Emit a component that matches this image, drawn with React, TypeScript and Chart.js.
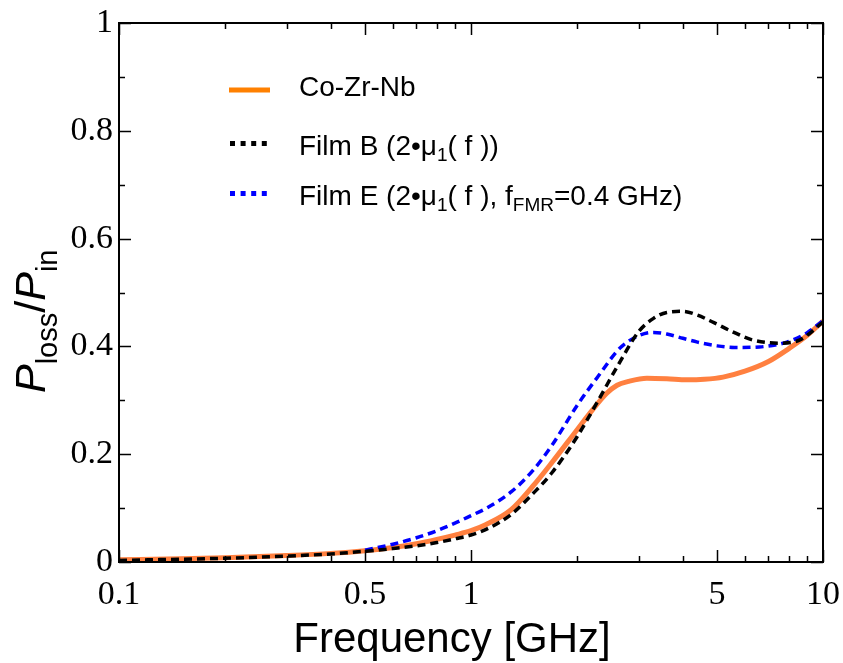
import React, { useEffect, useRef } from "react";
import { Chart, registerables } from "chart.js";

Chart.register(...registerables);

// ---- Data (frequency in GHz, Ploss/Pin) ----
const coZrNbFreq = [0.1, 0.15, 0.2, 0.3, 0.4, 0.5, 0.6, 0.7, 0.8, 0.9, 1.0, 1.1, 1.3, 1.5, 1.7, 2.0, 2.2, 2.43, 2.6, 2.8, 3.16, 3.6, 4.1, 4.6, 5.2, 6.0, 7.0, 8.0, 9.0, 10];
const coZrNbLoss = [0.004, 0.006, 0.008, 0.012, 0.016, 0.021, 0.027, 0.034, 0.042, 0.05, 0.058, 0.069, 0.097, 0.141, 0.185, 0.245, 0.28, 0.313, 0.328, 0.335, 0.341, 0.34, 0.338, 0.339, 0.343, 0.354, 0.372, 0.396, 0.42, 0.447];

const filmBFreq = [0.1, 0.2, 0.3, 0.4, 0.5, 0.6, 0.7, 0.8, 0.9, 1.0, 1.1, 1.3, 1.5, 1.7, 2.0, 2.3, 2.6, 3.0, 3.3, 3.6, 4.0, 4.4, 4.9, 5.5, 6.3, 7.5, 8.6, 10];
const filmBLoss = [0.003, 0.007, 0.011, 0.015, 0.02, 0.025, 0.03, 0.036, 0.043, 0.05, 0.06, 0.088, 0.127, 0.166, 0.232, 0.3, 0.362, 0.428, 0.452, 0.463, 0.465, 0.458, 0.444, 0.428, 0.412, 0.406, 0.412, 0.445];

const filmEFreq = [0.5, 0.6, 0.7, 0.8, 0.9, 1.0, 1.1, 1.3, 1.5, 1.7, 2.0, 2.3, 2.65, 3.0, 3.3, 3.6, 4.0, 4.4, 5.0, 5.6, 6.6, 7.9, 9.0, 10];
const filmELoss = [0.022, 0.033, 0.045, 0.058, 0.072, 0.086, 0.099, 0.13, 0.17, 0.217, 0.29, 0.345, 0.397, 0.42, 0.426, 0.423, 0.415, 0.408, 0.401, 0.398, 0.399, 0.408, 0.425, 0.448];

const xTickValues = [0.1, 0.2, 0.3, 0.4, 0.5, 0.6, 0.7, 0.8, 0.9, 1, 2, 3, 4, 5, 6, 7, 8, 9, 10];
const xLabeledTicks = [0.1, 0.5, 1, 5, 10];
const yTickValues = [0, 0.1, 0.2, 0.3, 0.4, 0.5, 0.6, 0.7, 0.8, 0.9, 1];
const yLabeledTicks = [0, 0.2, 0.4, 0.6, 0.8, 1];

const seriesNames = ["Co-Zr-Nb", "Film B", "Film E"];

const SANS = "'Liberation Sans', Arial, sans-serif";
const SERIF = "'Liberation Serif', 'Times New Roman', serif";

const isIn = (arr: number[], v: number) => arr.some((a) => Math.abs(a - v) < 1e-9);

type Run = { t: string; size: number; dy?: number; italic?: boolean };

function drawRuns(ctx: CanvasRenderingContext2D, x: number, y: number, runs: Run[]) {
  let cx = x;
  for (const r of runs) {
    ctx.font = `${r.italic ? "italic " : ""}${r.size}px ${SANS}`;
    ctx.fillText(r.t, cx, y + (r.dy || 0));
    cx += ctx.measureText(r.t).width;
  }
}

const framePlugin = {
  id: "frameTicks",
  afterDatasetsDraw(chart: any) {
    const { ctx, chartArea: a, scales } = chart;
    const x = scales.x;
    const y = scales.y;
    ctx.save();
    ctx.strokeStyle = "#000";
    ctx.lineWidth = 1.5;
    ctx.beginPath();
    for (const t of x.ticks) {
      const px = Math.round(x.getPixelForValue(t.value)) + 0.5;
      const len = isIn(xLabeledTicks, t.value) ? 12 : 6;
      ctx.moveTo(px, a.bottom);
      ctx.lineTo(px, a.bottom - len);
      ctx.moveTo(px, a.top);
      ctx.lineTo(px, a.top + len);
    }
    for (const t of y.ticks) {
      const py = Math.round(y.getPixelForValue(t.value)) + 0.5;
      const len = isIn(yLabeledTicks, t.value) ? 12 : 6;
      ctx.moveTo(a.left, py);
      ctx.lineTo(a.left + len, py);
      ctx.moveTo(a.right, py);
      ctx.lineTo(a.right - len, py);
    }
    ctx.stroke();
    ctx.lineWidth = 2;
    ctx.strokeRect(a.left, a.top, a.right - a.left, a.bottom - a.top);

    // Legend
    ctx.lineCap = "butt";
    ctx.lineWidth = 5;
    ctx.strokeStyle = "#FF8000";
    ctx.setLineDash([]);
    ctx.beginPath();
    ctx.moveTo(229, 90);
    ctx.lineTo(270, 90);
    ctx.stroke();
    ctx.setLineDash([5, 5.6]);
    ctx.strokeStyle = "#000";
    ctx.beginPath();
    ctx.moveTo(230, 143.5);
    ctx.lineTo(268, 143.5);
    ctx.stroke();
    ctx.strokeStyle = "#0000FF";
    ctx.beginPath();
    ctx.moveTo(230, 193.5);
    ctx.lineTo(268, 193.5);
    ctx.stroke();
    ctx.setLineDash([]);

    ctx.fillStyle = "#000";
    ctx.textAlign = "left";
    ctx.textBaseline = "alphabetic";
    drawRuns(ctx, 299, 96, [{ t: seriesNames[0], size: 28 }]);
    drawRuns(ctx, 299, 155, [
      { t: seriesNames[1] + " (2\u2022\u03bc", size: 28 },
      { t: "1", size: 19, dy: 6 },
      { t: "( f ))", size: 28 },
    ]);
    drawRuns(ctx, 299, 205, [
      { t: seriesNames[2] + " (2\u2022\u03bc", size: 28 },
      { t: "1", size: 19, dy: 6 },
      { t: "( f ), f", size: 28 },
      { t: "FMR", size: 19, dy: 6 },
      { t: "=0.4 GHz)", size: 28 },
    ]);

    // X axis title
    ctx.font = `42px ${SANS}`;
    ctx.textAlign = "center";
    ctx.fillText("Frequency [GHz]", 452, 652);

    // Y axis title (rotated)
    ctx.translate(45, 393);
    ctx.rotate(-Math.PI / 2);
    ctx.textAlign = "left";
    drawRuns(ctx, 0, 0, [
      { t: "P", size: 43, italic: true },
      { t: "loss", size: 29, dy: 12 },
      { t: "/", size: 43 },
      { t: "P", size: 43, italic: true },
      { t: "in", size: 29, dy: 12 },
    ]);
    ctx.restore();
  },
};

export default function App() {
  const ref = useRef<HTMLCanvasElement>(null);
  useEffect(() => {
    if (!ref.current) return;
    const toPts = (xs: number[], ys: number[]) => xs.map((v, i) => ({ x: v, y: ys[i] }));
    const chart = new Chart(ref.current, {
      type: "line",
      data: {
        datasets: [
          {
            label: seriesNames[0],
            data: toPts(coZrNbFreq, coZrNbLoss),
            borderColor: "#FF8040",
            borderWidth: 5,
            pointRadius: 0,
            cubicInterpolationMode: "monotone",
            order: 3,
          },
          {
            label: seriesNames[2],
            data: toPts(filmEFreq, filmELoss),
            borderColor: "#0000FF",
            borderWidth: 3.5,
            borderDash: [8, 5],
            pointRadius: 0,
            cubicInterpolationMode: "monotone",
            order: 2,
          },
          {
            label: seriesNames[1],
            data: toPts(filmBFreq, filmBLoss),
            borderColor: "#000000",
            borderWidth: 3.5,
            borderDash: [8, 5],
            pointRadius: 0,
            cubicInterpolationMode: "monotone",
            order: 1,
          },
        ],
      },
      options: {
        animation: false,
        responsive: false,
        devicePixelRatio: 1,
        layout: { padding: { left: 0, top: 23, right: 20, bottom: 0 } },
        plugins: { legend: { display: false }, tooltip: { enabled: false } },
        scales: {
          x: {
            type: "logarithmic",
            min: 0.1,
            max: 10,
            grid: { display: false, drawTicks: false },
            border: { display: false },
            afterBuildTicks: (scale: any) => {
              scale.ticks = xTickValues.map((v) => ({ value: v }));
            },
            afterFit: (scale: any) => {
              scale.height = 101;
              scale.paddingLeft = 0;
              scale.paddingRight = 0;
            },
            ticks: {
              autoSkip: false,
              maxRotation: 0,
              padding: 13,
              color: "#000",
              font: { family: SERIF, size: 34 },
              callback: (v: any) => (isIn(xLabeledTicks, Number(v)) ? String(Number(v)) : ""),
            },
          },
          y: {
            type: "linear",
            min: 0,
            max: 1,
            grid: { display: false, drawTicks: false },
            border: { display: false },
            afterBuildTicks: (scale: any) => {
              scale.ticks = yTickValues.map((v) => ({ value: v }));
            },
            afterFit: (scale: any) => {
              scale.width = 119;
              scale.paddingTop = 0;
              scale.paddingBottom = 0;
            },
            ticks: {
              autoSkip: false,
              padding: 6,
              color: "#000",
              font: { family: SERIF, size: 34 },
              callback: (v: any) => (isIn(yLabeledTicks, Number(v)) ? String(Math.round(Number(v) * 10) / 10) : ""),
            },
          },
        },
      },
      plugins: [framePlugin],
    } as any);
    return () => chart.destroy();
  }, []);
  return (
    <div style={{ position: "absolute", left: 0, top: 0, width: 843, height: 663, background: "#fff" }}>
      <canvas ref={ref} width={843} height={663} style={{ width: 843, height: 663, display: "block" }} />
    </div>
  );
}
|---|
= Exercise requirements =
From the first line above through the line containing "0.408, 0.425, 0.448];", copy everything exactly, without the pictures.

= Solution to the problem =
Emit a component that matches this image, drawn with React, TypeScript and Chart.js.
import React, { useEffect, useRef } from "react";
import { Chart, registerables } from "chart.js";

Chart.register(...registerables);

// ---- Data (frequency in GHz, Ploss/Pin) ----
const coZrNbFreq = [0.1, 0.15, 0.2, 0.3, 0.4, 0.5, 0.6, 0.7, 0.8, 0.9, 1.0, 1.1, 1.3, 1.5, 1.7, 2.0, 2.2, 2.43, 2.6, 2.8, 3.16, 3.6, 4.1, 4.6, 5.2, 6.0, 7.0, 8.0, 9.0, 10];
const coZrNbLoss = [0.004, 0.006, 0.008, 0.012, 0.016, 0.021, 0.027, 0.034, 0.042, 0.05, 0.058, 0.069, 0.097, 0.141, 0.185, 0.245, 0.28, 0.313, 0.328, 0.335, 0.341, 0.34, 0.338, 0.339, 0.343, 0.354, 0.372, 0.396, 0.42, 0.447];

const filmBFreq = [0.1, 0.2, 0.3, 0.4, 0.5, 0.6, 0.7, 0.8, 0.9, 1.0, 1.1, 1.3, 1.5, 1.7, 2.0, 2.3, 2.6, 3.0, 3.3, 3.6, 4.0, 4.4, 4.9, 5.5, 6.3, 7.5, 8.6, 10];
const filmBLoss = [0.003, 0.007, 0.011, 0.015, 0.02, 0.025, 0.03, 0.036, 0.043, 0.05, 0.06, 0.088, 0.127, 0.166, 0.232, 0.3, 0.362, 0.428, 0.452, 0.463, 0.465, 0.458, 0.444, 0.428, 0.412, 0.406, 0.412, 0.445];

const filmEFreq = [0.5, 0.6, 0.7, 0.8, 0.9, 1.0, 1.1, 1.3, 1.5, 1.7, 2.0, 2.3, 2.65, 3.0, 3.3, 3.6, 4.0, 4.4, 5.0, 5.6, 6.6, 7.9, 9.0, 10];
const filmELoss = [0.022, 0.033, 0.045, 0.058, 0.072, 0.086, 0.099, 0.13, 0.17, 0.217, 0.29, 0.345, 0.397, 0.42, 0.426, 0.423, 0.415, 0.408, 0.401, 0.398, 0.399, 0.408, 0.425, 0.448];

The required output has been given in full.